I figured that with a line of locals like this, the gelateria inside had to be good.

After vacilating for a while, I settled on a cup of hazelnut (nocciolo). It was pretty good, and obviously I'm writing home about it.

Hills surround Verona's northern extents, making pretty decent spots to build villas.

I decided to hike up to the castle on the top of this hill to get a panoramic view. It wasn't much of a hike compared to anything I encountered in Central Asia.

This hike was paved, and had steps.

A look east, towards the area from which the conquering Venetians came.

I'm not sure it would have been possible to pick a hill with a more picturesque view to climb.

Seems like a pretty good place for a vendetta.

Sant'Anastasia's tower is one of the more recongnizable elements in Verona's skyline. These trees do their best job to emulate it.

Competing towers.

They're barely visible in this photo, but there's a couple having wedding photos taken on this bridge.

The Duomo is recognizable by its square white tower.

Verona is another one of those cities where layers of architectural interventions coexist side by side. Here is a baroque addition to a medieval church.

Although I know I shouldn't, when I hear the word, "duomo," I automatically expect cathedral with a huge public square in front, but Verona's is much more compact and understated than those in Milan or Florence.

The door to the duomo is guarded by these strange beaked beasts.

Another view across the Piazza delle Erbe.

On my last night in Verona, I splurged, and went to dinner at a restaurant that I had found earlier in the day.

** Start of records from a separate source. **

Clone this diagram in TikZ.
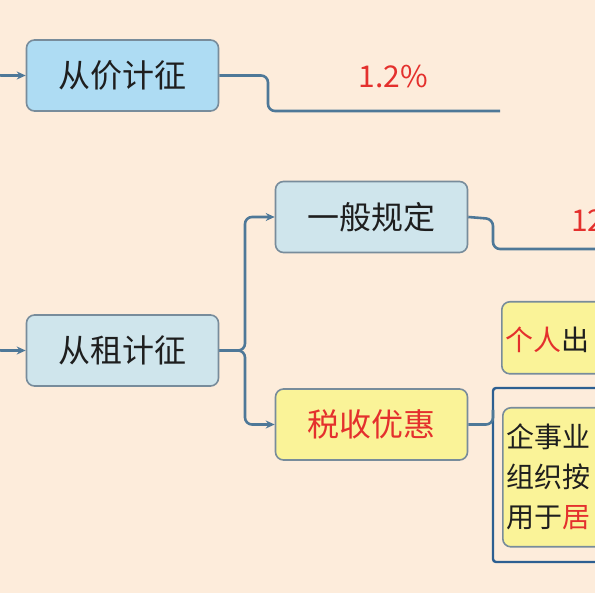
\documentclass[tikz,border=0pt]{standalone}
\usepackage{fontspec}
\newfontfamily\cjk{Noto Sans CJK SC}
\usetikzlibrary{arrows.meta}
\definecolor{bg}{RGB}{253,236,219}
\definecolor{fillblue}{RGB}{174,220,243}
\definecolor{fillgray}{RGB}{207,229,236}
\definecolor{fillyel}{RGB}{250,243,152}
\definecolor{boxedge}{RGB}{120,140,155}
\definecolor{conn}{RGB}{78,120,152}
\definecolor{grpedge}{RGB}{45,95,145}
\definecolor{redtxt}{RGB}{228,48,45}
\definecolor{txt}{RGB}{30,30,30}
\tikzset{
  topic/.style={draw=boxedge, line width=1.6pt, rounded corners=8pt, minimum width=192pt, minimum height=71pt, inner sep=0pt, font=\cjk\fontsize{32}{38}\selectfont, text=txt},
  leafbox/.style={draw=boxedge, line width=1.6pt, rounded corners=8pt, fill=fillyel},
  conline/.style={draw=conn, line width=2.6pt, rounded corners=7pt},
  arr/.style={-{Stealth[length=9pt,width=8pt]}},
  leaftext/.style={font=\cjk\fontsize{28}{40}\selectfont, text=txt, inner sep=0pt}
}
\begin{document}
\begin{tikzpicture}[x=1pt,y=-1pt]
\useasboundingbox (0,0) rectangle (595,593);
\fill[bg] (0,0) rectangle (595,593);
\begin{scope}
\clip (0,0) rectangle (595,593);
% main topics
\node[topic, fill=fillblue] (jia) at (122.5,75.5) {从价计征};
\node[topic, fill=fillgray] (zu) at (122.5,350.5) {从租计征};
\node[topic, fill=fillgray] (yb) at (371.5,217) {一般规定};
\node[topic, fill=fillyel, text=redtxt] (yh) at (371.5,424.5) {税收优惠};
% incoming connectors from the left
\coordinate (inA) at (-6,0);
\coordinate (inB) at (-6,290);
\draw[conline, arr] (inA) |- (jia.west);
\draw[conline, arr] (inB) |- (zu.west);
% 从价计征 -> 1.2%
\coordinate (jend) at (500,111);
\draw[conline] (jia.east) -- (268,75.5) -- (268,111) -- (jend);
\node[font=\cjk\fontsize{30}{36}\selectfont, text=redtxt, anchor=base, inner sep=0pt] (rate1) at (393,88) {1.2\%};
% 从租计征 -> branches
\draw[conline, arr] (zu.east) -- (245,350.5) -- (245,217) -- (yb.west);
\draw[conline, arr] (zu.east) -- (245,350.5) -- (245,424.5) -- (yh.west);
% 一般规定 -> 12
\coordinate (yend) at (610,249);
\draw[conline] (yb.east) -- (493,219) -- (493,249) -- (yend);
\node[font=\cjk\fontsize{30}{36}\selectfont, text=redtxt, anchor=base west, inner sep=0pt] (rate2) at (571,232) {12};
% 个人出 box
\node[leafbox, minimum width=150pt, minimum height=72pt, anchor=north west] (geren) at (501,301) {};
\node[leaftext, anchor=base west] (gerentxt) at (505,351) {\textcolor{redtxt}{个人}出};
% group frame for 税收优惠
\draw[draw=grpedge, line width=2.4pt, rounded corners=3pt] (493,388) rectangle (640,562);
\coordinate (grp) at (493,410);
\draw[conline] (yh.east) -- (493,424.5) -- (grp);
% inner box
\node[leafbox, minimum width=150pt, minimum height=139pt, anchor=north west] (qiye) at (502,407) {};
\node[leaftext, anchor=base west] (l1) at (506,448) {企事业};
\node[leaftext, anchor=base west] (l2) at (506,488) {组织按};
\node[leaftext, anchor=base west] (l3) at (506,528) {用于\textcolor{redtxt}{居}};
\end{scope}
\end{tikzpicture}
\end{document}
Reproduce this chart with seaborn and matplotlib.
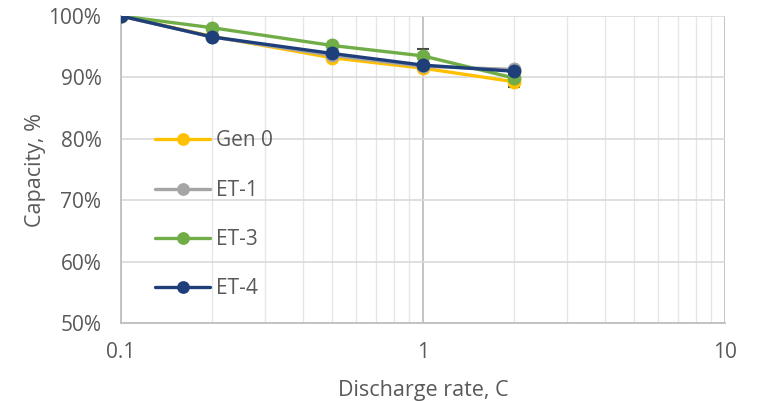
import matplotlib
matplotlib.use("Agg")
import matplotlib.pyplot as plt
import matplotlib.ticker as mticker
import numpy as np
import pandas as pd
import seaborn as sns

# Discharge-rate capability data
rates = [0.1, 0.2, 0.5, 1, 2]
series_names = ["Gen 0", "ET-1", "ET-3", "ET-4"]
gen0 = [100.0, 96.7, 93.2, 91.5, 89.3]
et1 = [100.0, 96.6, 93.6, 91.8, 91.3]
et3 = [100.0, 98.1, 95.2, 93.5, 89.9]
et4 = [100.0, 96.6, 93.9, 92.0, 91.0]
err_gen0 = [0.0, 0.0, 0.0, 0.3, 0.9]
err_et3 = [0.0, 0.0, 0.0, 1.1, 0.6]
colors = ["#FFC000", "#A5A5A5", "#70AD47", "#1F3F7A"]

values = [gen0, et1, et3, et4]
df = pd.DataFrame({
    "rate": rates * len(series_names),
    "capacity": [v for s in values for v in s],
    "series": [n for n in series_names for _ in rates],
})

sns.set_style("white")
plt.rcParams["font.family"] = ["Open Sans", "DejaVu Sans"]

fig = plt.figure(figsize=(7.6, 4.01), dpi=100)
ax = fig.add_axes([0.159, 0.1945, 0.795, 0.7656])

# small error bars, mostly hidden behind the markers
ax.errorbar(rates, gen0, yerr=err_gen0, fmt="none", ecolor="#4a4a4a",
            elinewidth=1.2, capsize=4, capthick=1.5, zorder=1)
ax.errorbar(rates, et3, yerr=err_et3, fmt="none", ecolor="#4a4a4a",
            elinewidth=1.2, capsize=4, capthick=1.5, zorder=1)

sns.lineplot(data=df, x="rate", y="capacity", hue="series",
             hue_order=series_names, palette=colors, marker="o",
             markersize=10, markeredgewidth=0, linewidth=2.4,
             errorbar=None, ax=ax, zorder=3)

ax.set_xscale("log")
ax.set_xlim(0.1, 10)
ax.set_ylim(50, 100)
ax.set_yticks(np.arange(50, 101, 10))
ax.yaxis.set_major_formatter(mticker.FuncFormatter(lambda v, p: f"{v:.0f}%"))
ax.xaxis.set_major_locator(mticker.FixedLocator([0.1, 1, 10]))
ax.xaxis.set_major_formatter(mticker.FuncFormatter(lambda v, p: f"{v:g}"))
ax.xaxis.set_minor_locator(mticker.LogLocator(base=10, subs=np.arange(2, 10)))
ax.xaxis.set_minor_formatter(mticker.NullFormatter())

ax.grid(which="major", axis="y", color="#D9D9D9", linewidth=1.2)
ax.grid(which="major", axis="x", color="#BFBFBF", linewidth=1.3)
ax.grid(which="minor", axis="x", color="#E6E6E6", linewidth=1.0)
ax.set_axisbelow(True)

for side in ["top", "right"]:
    ax.spines[side].set_visible(False)
for side in ["left", "bottom"]:
    ax.spines[side].set_color("#BFBFBF")
    ax.spines[side].set_linewidth(1.3)

ax.tick_params(axis="both", which="both", length=0, labelsize=15,
               labelcolor="#595959")
ax.tick_params(axis="x", pad=14)
ax.tick_params(axis="y", pad=14)
ax.set_xlabel("Discharge rate, C", fontsize=15.5, color="#595959", labelpad=12)
ax.set_ylabel("Capacity, %", fontsize=15.5, color="#595959", labelpad=2)

leg = ax.legend(loc="upper left", bbox_to_anchor=(0.04, 0.661), frameon=False,
                fontsize=15, handlelength=2.6, handletextpad=0.3,
                labelspacing=1.36, borderpad=0, markerscale=0.92)
for t in leg.get_texts():
    t.set_color("#595959")

fig.savefig("out.png", dpi=100, facecolor="white")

It was on a narrow side street off the beaten path, where no tourists could find it, and seemed to be only patronized by people in the know. Before my first course, they brought out this crab salad, which was garnished with a little bit of basil and olive oil. I also started out with a half bottle of local soave.

I asked the waiter what he recommended, and he got very excited. He told me that they had just this morning gotten in some Sardinian tuna that was only available for one month during the year. The chef was walking by as he said this, and exclaimed with glee that it was a "very particular" dish, and was exactly what he would order. With this glowing recommendation, I had not choice but to get the tuna. It was spectacular.

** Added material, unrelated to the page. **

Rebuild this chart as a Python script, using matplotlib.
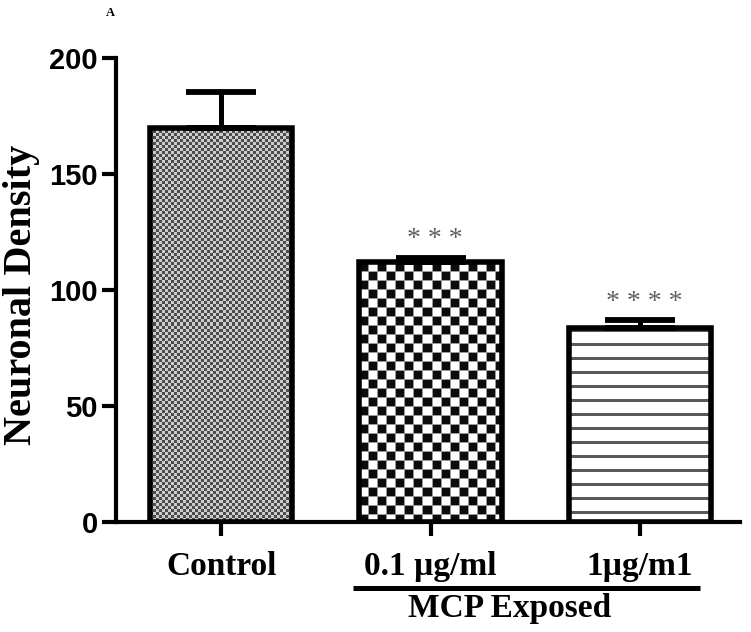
import numpy as np
import matplotlib
matplotlib.use('Agg')
import matplotlib.pyplot as plt

groups = ['Control', '0.1 µg/ml', '1µg/m1']
means = [170, 112, 83.5]
errs = [15.5, 2, 3.5]
stars = ['', '* * *', '* * * *']
yticks = [0, 50, 100, 150, 200]


def texture(kind, h, w):
    i, j = np.mgrid[0:h, 0:w]
    if kind == 'fine':
        # fine grey checker
        arr = np.where(((i // 3) + (j // 3)) % 2 == 0, 0.3, 0.8)
    elif kind == 'checker':
        arr = np.where(((i // 9) + (j // 9)) % 2 == 0, 0.05, 1.0)
        arr = np.where((i % 9 == 0) | (j % 9 == 0), 0.6, arr)
    else:
        r = h - 1 - i
        arr = np.where((r - 8) % 14 < 3, 0.35, 1.0)
    return arr


fig = plt.figure(figsize=(7.51, 6.32), dpi=100)
ax = fig.add_axes([116 / 751, 1 - 522 / 632, (740 - 116) / 751, (522 - 58) / 632])

x = np.arange(len(groups))
bars = ax.bar(x, means, width=0.68, facecolor='none', edgecolor='black',
              linewidth=4, zorder=3)
ax.errorbar(x, means, yerr=[[0] * len(errs), errs], fmt='none', ecolor='black',
            elinewidth=3.6, capsize=25, capthick=4.2, zorder=2.5)

ax.set_xlim(-0.504, 2.48)
ax.set_ylim(0, 200)

# fill the bars with their textures
kinds = ['fine', 'checker', 'lines']
for b, kind in zip(bars, kinds):
    bb = b.get_window_extent()
    w = int(round(bb.width))
    h = int(round(bb.height))
    img = ax.imshow(texture(kind, h, w), cmap='gray', vmin=0, vmax=1,
                    extent=(b.get_x(), b.get_x() + b.get_width(), 0, b.get_height()),
                    interpolation='nearest', aspect='auto', zorder=2)
    img.set_clip_path(b)
ax.set_xlim(-0.504, 2.48)
ax.set_ylim(0, 200)

for xi, m, e, s in zip(x, means, errs, stars):
    if s:
        ax.text(xi + 0.02, m + e + 5, s, ha='center', va='baseline',
                fontsize=20, color='#606060', family='Liberation Serif')

ax.spines['top'].set_visible(False)
ax.spines['right'].set_visible(False)
ax.spines['left'].set_linewidth(3)
ax.spines['bottom'].set_linewidth(3)

ax.set_yticks(yticks)
ax.set_yticklabels([str(t) for t in yticks], fontsize=21, fontweight='bold',
                   family='Liberation Sans')
ax.set_xticks(x)
ax.set_xticklabels(groups, fontsize=24, fontweight='bold', family='Liberation Serif')
ax.tick_params(axis='both', width=3, length=10)
ax.tick_params(axis='x', pad=11)
ax.tick_params(axis='y', pad=3)

ax.set_ylabel('Neuronal Density', fontsize=29, fontweight='bold',
              family='Liberation Serif')
ax.yaxis.set_label_coords((40 - 116) / 624, (522 - 295) / 464)

# bracket under the exposed groups
ax.plot([0.63, 2.29], [-28.4, -28.4], color='black', linewidth=3.6,
        clip_on=False, solid_capstyle='butt')
ax.text(1.38, -37.5, 'MCP Exposed', ha='center', va='center', fontsize=24,
        fontweight='bold', family='Liberation Serif')

fig.text(110 / 751, 1 - 13 / 632, 'A', ha='center', va='center', fontsize=9,
         fontweight='bold', family='Liberation Serif')

fig.savefig('out.png', dpi=100)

After looking at the prices on the menu, and with a still shrunken stomach from a long journey, I decided to only order two courses. This was the second course, which the chef hurried over to tell me was even "more particular" than the previous dish. This was cuttlefish pasta done right, with little tiny cuttlefish that are only available for twenty days per year. Just mentioning them brought a beaming smile to the waiter's face. Unlike the similar dish that I had in Venice, the cuttlefish just melted in my mouth, and the ink sauce was the perfect consistency. It was topped with shaved dried anchovies, which added a salty kick much in the way that Parmagiano Reggiano does for non-fish dishes, but was not overpowering.

At the waiter's further recommendation, I decided to have desert in-house, and ended up ordering this, which the waiter described as flaky pastry filled with cheese and berries, but was not too sweet. It was also sprinkled with an "Indian meat spice," that imparts a "very particular" flavor not often found in deserts. As this was the "most particular" desert on the menu, I couldn't resist. It was not the sort of thing that I would have typically ordered (no chocolate), but I was pleasantly surprised by the subtle flavors, and it really wasn't too sweet. Before bringing it out, they also brought out a small cup of gelato as a palate cleanser, and the waiter asked me to identify the flavor. After slowly enjoying it, and doing my best to localize every single flavor, I came up empty, and meekly guessed cucumber. It turned out to be parsley, and I was surprised at how good it was.

Last up, with my espresso, they brought me a full plate of biscotti. After having only ordered the two courses, I was glad that I had decided not to go for three, because I was completely stuffed. I was so stuffed that I was only able to cram three of these in my mouth before calling it quits.